Voltage + radius B = 0.5 T, r = 0.20 m, V = 2 kV 2.50000000e-6 kg/C Common in simple sector analyzers.
Numbers are illustrative; real experiments require calibration.

Notes and Practical Tips

  • If you work in atomic units, prefer u and e inputs.
  • For negative particles, set the charge sign to negative.
  • At high energies, relativistic corrections can matter.
  • Always keep units consistent; this tool converts to SI internally.

Mass-to-Charge Ratio Guide

1) Why the ratio matters

The mass-to-charge ratio (m/q) controls how a particle responds to electric and magnetic fields. Two ions with the same charge state but different masses separate cleanly in many analyzers because the heavier ion bends less in the same field. In SI units, m/q is measured in kg/C.

2) Typical reference values

For quick checks, common values help. A proton has m/q ≈ 1.04×10−8 kg/C, while an electron has m/q ≈ −5.69×10−12 kg/C. A singly charged 28 u ion gives m/q ≈ 2.90×10−7 kg/C. Multiply the charge state (2e, 3e, …) to reduce m/q proportionally.

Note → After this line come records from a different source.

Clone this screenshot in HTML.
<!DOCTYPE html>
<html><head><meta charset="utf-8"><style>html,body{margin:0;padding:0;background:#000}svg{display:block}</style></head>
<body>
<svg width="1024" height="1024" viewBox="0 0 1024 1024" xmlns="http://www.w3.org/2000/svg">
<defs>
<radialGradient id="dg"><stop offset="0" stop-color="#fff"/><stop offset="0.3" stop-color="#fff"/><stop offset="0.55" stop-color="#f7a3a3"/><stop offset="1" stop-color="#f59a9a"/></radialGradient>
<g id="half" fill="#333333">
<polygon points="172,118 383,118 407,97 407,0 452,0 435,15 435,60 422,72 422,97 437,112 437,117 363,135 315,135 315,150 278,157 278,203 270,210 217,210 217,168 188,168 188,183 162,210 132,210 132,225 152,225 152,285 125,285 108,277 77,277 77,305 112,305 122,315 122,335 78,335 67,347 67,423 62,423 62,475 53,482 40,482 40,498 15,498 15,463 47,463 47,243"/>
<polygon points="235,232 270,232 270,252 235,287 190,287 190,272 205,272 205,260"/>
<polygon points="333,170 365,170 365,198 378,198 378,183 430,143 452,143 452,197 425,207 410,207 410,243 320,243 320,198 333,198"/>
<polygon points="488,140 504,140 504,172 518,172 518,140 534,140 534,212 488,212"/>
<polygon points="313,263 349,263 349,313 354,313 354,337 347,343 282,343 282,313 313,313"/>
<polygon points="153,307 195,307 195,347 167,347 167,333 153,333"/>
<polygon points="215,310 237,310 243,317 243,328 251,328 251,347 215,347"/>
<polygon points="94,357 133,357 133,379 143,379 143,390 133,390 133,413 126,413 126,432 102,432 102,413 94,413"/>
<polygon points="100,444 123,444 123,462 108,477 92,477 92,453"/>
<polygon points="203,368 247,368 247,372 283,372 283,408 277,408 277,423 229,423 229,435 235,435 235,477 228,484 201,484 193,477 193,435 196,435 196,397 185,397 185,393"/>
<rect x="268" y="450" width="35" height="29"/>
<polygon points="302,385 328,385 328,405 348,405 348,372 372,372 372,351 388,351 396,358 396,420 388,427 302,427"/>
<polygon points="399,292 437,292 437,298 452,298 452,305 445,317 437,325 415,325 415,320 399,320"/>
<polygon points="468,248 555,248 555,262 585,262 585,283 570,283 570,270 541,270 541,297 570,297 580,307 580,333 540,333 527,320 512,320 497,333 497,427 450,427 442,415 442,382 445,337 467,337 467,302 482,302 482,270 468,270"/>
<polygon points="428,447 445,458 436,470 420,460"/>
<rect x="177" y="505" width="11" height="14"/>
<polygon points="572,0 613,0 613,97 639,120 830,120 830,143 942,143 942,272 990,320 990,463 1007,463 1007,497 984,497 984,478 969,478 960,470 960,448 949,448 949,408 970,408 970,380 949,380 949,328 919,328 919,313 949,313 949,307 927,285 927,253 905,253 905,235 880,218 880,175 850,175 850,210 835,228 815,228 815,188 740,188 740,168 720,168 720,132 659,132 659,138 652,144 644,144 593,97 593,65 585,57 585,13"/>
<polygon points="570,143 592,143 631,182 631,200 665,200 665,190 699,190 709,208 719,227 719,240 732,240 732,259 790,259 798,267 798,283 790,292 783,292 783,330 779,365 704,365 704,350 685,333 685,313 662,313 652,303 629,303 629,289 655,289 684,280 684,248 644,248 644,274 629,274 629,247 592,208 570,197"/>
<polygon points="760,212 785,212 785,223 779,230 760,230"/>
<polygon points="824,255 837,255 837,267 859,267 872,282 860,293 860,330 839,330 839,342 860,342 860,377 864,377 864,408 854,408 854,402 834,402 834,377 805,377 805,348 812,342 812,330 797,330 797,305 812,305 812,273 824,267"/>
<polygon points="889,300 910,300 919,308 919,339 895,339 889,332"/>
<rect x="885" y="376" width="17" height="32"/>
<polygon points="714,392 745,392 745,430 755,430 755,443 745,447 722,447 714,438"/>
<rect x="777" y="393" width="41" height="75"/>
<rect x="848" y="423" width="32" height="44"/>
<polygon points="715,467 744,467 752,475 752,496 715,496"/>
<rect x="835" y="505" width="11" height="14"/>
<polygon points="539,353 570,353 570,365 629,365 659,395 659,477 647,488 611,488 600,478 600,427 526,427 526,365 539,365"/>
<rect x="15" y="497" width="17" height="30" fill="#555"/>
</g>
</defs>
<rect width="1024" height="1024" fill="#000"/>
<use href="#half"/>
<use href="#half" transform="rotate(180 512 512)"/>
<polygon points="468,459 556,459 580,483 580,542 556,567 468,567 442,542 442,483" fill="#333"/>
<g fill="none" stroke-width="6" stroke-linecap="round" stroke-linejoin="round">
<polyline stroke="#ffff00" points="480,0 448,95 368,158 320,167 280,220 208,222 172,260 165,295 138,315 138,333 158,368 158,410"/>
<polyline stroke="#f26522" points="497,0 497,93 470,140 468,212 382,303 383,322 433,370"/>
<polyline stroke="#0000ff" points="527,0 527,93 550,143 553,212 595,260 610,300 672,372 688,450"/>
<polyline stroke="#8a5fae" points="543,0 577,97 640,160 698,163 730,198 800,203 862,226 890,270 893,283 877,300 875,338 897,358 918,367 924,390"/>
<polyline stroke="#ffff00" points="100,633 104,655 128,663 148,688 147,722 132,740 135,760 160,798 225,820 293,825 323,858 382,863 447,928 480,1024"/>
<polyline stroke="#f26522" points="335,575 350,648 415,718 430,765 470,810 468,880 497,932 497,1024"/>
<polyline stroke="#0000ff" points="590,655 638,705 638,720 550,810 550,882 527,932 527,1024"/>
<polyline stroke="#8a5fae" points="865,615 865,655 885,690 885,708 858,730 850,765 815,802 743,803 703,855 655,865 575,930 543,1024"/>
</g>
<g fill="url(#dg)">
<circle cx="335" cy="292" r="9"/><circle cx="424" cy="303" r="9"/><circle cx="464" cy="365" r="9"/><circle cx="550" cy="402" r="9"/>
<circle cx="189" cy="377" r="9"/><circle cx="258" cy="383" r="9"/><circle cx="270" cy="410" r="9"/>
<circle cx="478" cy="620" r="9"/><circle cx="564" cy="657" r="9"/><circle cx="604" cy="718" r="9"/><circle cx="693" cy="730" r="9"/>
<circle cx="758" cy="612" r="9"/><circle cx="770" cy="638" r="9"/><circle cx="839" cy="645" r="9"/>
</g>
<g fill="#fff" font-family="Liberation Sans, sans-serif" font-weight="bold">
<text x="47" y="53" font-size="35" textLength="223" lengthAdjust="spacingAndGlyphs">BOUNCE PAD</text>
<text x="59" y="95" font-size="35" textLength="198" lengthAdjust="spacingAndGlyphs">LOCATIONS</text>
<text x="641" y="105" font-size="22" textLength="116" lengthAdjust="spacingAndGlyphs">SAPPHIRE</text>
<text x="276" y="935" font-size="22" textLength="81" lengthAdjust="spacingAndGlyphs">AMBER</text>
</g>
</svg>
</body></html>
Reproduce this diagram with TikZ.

3) Cyclotron frequency method

In a uniform magnetic field, a charged particle circles with angular frequency ω = qB/m. Rearranging gives m/q = B/ω, or m/q = B/(2πf). For example, at B = 1.0 T and f = 10 MHz, m/q ≈ 1.59×10−8 kg/C. Precision depends on measuring B and f accurately.

4) Bending radius method

In beamlines and spectrometers, the curvature radius r is often known from geometry. With velocity v, the balance qvB = mv²/r yields m/q = (Br)/v. If B = 0.5 T, r = 0.20 m, and v = 1.0×106 m/s, then m/q ≈ 1.0×10−7 kg/C.

5) Voltage plus radius method

If the particle is accelerated through voltage V, non-relativistic energy gives qV = ½mv². Combining with the bending relation leads to m/q = (B²r²)/(2V). For B = 0.5 T, r = 0.20 m, V = 2 kV, the ratio is ≈ 2.5×10−6 kg/C.

6) Unit choices that reduce mistakes

Many labs use atomic mass units and elementary charges. This calculator converts between u/e and kg/C using 1 u = 1.66053906660×10−27 kg and 1 e = 1.602176634×10−19 C. Keeping inputs in familiar units makes sanity checks faster.

7) Interpreting sign and charge state

The sign of m/q follows the sign of q. Negative particles (electrons, anions) produce negative ratios. Charge state is equally important: a 40 u ion at +2e has half the m/q of the same mass at +1e. Always record the assumed charge sign and magnitude.

8) Practical accuracy tips

Report uncertainties when possible. A 1% error in B usually becomes a 1% error in m/q in cyclotron modes. For radius-based methods, misalignment can dominate. If speeds approach a significant fraction of c, relativistic mass increase can shift results; treat the voltage method as an estimate then.

FAQs

1) What does a smaller m/q mean?

Smaller m/q means the particle bends more for the same magnetic field. This often corresponds to higher charge state, lower mass, or both, and it usually implies higher cyclotron frequency in a fixed field.

2) Why do you show both kg/C and u/e?

kg/C is the SI form used in physics equations, while u/e matches mass spectrometry conventions. Showing both helps you compare to reference tables and avoid unit conversion errors during analysis and reporting.

3) Can I use this for electrons?

Yes. Set the charge sign to negative, and input mass in kg or u and charge in C or e. The output will be negative m/q, which matches the direction reversal of magnetic bending for electrons.

4) When is the voltage-based mode inaccurate?

It becomes inaccurate at relativistic speeds or when energy losses and non-uniform fields are significant. For very high voltages, use relativistic beam dynamics or compare with measured frequency or radius data.

5) Why does charge state change the ratio so much?

Because m/q scales inversely with q. Doubling the charge from +1e to +2e halves m/q for the same mass. That directly changes cyclotron frequency and bending radius in magnetic analyzers.

6) What inputs are best for a cyclotron measurement?

Use a well-calibrated magnetic field B and a precise frequency measurement f or ω. Frequency counters are often more accurate than velocity estimates, so cyclotron modes can produce stable ratios when B is known well.

7) How do I export my results?

Run a calculation first. Then use the Download CSV or Download PDF buttons in the results panel above the form. Exports include your inputs and the computed ratio in both unit systems.